(Given task): Set down each line of the data below exactly as it stands, dropping the pictures.

## begin Material shown

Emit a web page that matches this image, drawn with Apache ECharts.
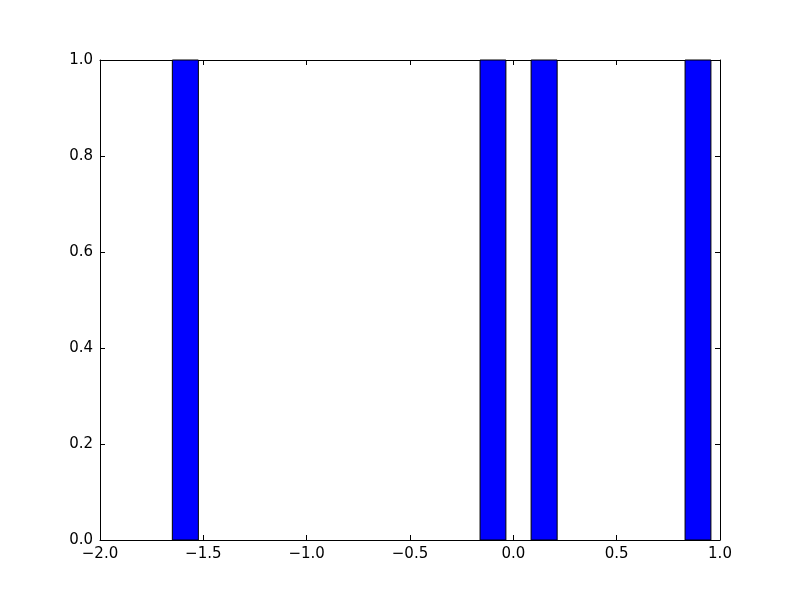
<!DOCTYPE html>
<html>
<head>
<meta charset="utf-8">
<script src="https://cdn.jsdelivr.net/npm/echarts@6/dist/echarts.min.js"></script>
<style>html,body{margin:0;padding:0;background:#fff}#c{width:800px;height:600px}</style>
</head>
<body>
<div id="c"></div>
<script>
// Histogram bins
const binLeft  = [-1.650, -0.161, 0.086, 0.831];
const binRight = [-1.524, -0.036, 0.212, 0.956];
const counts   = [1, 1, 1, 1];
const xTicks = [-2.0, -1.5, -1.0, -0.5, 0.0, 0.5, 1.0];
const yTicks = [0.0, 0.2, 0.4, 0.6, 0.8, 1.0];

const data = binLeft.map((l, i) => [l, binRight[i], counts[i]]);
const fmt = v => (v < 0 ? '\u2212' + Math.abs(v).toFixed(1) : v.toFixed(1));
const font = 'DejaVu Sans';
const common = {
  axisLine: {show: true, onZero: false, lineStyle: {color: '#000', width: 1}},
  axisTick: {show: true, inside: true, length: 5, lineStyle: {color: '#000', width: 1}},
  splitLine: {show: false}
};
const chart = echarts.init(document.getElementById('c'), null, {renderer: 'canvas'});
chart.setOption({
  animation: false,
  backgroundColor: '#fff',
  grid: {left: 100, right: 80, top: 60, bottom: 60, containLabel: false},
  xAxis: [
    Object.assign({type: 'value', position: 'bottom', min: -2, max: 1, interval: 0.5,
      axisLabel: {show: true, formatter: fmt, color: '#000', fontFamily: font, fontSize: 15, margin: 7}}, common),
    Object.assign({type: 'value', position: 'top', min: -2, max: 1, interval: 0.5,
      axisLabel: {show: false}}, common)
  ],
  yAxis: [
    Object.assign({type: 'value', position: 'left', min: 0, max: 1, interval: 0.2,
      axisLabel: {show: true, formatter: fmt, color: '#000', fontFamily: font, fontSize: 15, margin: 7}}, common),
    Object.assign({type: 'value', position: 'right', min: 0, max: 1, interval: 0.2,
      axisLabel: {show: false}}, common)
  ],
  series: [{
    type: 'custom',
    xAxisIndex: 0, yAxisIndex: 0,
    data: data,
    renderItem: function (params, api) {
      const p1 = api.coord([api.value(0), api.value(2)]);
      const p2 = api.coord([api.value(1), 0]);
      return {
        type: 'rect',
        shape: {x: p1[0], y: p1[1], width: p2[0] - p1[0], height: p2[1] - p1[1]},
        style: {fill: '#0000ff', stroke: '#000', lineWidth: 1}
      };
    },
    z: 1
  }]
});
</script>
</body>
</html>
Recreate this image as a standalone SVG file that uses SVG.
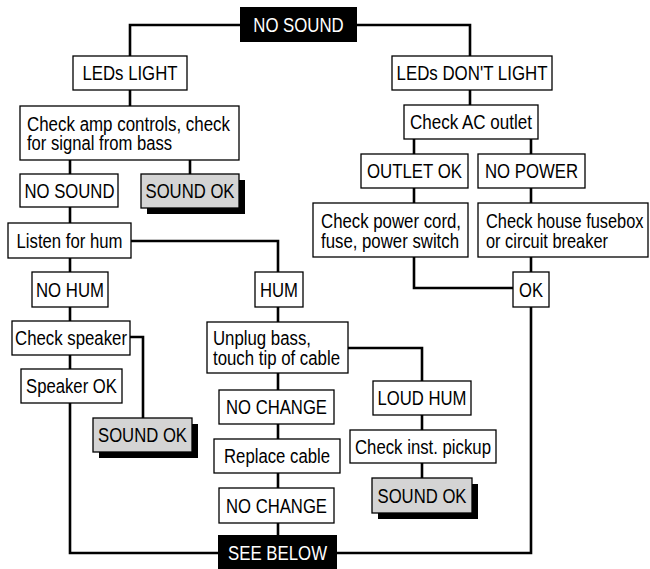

## end Material shown

(Full answer):
Emit a web page that matches this image, drawn with Apache ECharts.
<!DOCTYPE html>
<html>
<head>
<meta charset="utf-8">
<script src="https://cdn.jsdelivr.net/npm/echarts@6/dist/echarts.min.js"></script>
<style>html,body{margin:0;padding:0;background:#fff}#c{width:800px;height:600px}</style>
</head>
<body>
<div id="c"></div>
<script>
// Histogram bins
const binLeft  = [-1.650, -0.161, 0.086, 0.831];
const binRight = [-1.524, -0.036, 0.212, 0.956];
const counts   = [1, 1, 1, 1];
const xTicks = [-2.0, -1.5, -1.0, -0.5, 0.0, 0.5, 1.0];
const yTicks = [0.0, 0.2, 0.4, 0.6, 0.8, 1.0];

const data = binLeft.map((l, i) => [l, binRight[i], counts[i]]);
const fmt = v => (v < 0 ? '\u2212' + Math.abs(v).toFixed(1) : v.toFixed(1));
const font = 'DejaVu Sans';
const common = {
  axisLine: {show: true, onZero: false, lineStyle: {color: '#000', width: 1}},
  axisTick: {show: true, inside: true, length: 5, lineStyle: {color: '#000', width: 1}},
  splitLine: {show: false}
};
const chart = echarts.init(document.getElementById('c'), null, {renderer: 'canvas'});
chart.setOption({
  animation: false,
  backgroundColor: '#fff',
  grid: {left: 100, right: 80, top: 60, bottom: 60, containLabel: false},
  xAxis: [
    Object.assign({type: 'value', position: 'bottom', min: -2, max: 1, interval: 0.5,
      axisLabel: {show: true, formatter: fmt, color: '#000', fontFamily: font, fontSize: 15, margin: 7}}, common),
    Object.assign({type: 'value', position: 'top', min: -2, max: 1, interval: 0.5,
      axisLabel: {show: false}}, common)
  ],
  yAxis: [
    Object.assign({type: 'value', position: 'left', min: 0, max: 1, interval: 0.2,
      axisLabel: {show: true, formatter: fmt, color: '#000', fontFamily: font, fontSize: 15, margin: 7}}, common),
    Object.assign({type: 'value', position: 'right', min: 0, max: 1, interval: 0.2,
      axisLabel: {show: false}}, common)
  ],
  series: [{
    type: 'custom',
    xAxisIndex: 0, yAxisIndex: 0,
    data: data,
    renderItem: function (params, api) {
      const p1 = api.coord([api.value(0), api.value(2)]);
      const p2 = api.coord([api.value(1), 0]);
      return {
        type: 'rect',
        shape: {x: p1[0], y: p1[1], width: p2[0] - p1[0], height: p2[1] - p1[1]},
        style: {fill: '#0000ff', stroke: '#000', lineWidth: 1}
      };
    },
    z: 1
  }]
});
</script>
</body>
</html>
Recreate this image as a standalone SVG file that uses SVG.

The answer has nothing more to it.